Probabilmente non sono l'unico a ricordarsi un tempo, prima degli smartphone e dei "minuti e giga infiniti", in cui parlare al telefono costava abbastanza (rispetto ad ora). La leva economica, come sempre, fa emergere il valore non economico di alcuni impulsi e presunte necessità (più o meno indotte). Le comunicazioni telefoniche "dell'epoca", essendo costose, erano forse (non si può certo generalizzare troppo) più significative e più autentiche, più ponderate e meno moleste (si pensi ai call center) di quanto lo siano ora (poi "prima" c'erano più relazioni faccia a faccia, meno solitudine, etc. ma non mi interessa quella direzione del discorso). Ora si può parlare a distanza senza pagare a consumo, quindi in generale "si parla" (Heidegger docet), tanto, spesso, non sempre ponendosi prima la domanda: devo davvero parlare?

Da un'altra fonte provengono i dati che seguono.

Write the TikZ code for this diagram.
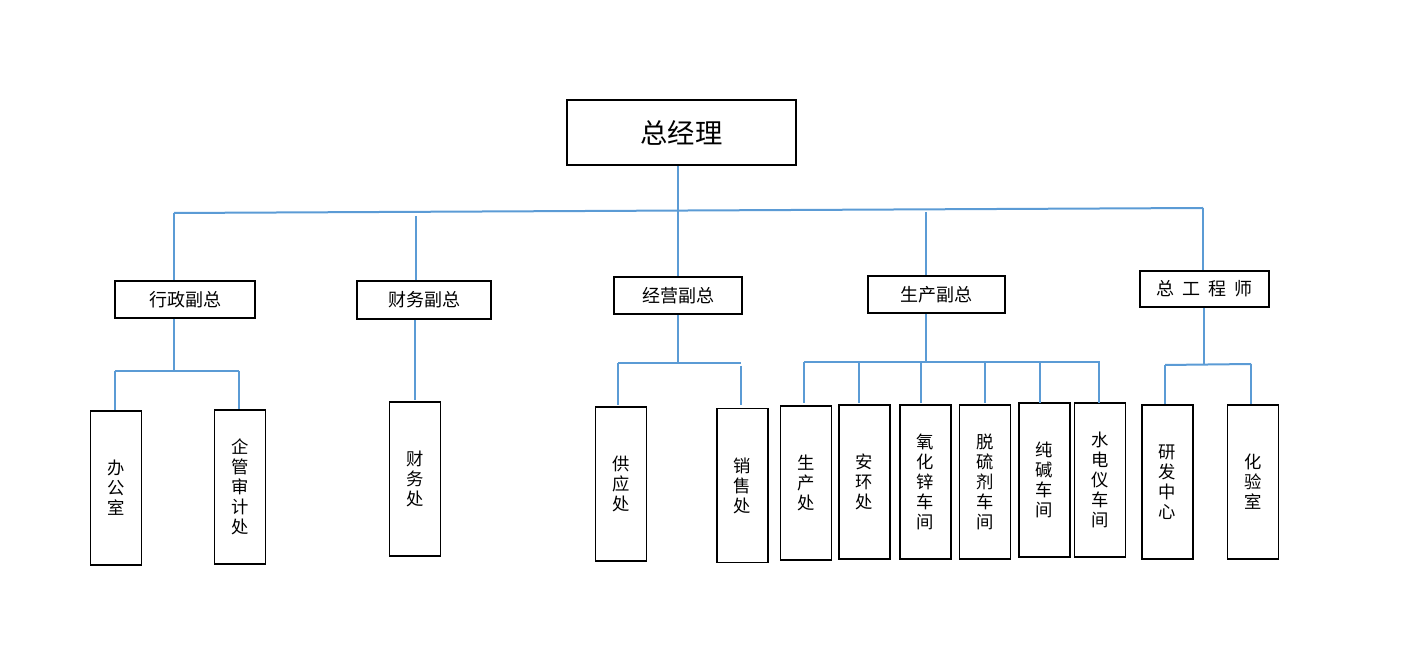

Perché devo parlare?
Passando alla scrittura: se i post sui social o sui forum fossero a pagamento, chiaramente (qualcuno starà già pensando) solo i ricchi potrebbero straparlare e strascrivere a vanvera (poiché per loro il denaro "vale meno"), mentre se non si paga nulla, tutti possono (anche, non solo) straparlare, oltre che comunicare, arricchirsi reciprocamente, solidalizzare, imparare, etc.; ed è bello così (perché mai solo i ricchi dovrebbero avere anche il privilegio, volendo, di poter persino oziare per telefono o bisbocciare in una chat?).
La nostra situazione di comunicazione "orizzontale" (potrei twittare anche con Musk o il papa, credo) e democratica, senza (quasi) filtri e demoscopica, è quindi "sicuramente" una vittoria per il popolo; ma lo è anche per il logos?
In estrema sintesi: se il logos è un idolo, mi pare stia facendo la fine degli altri idoli (e lo dico da postmoderno, non da nostalgico: l'analisi sociologica dei passato non è necessariamente nostalgia dei tempi andati).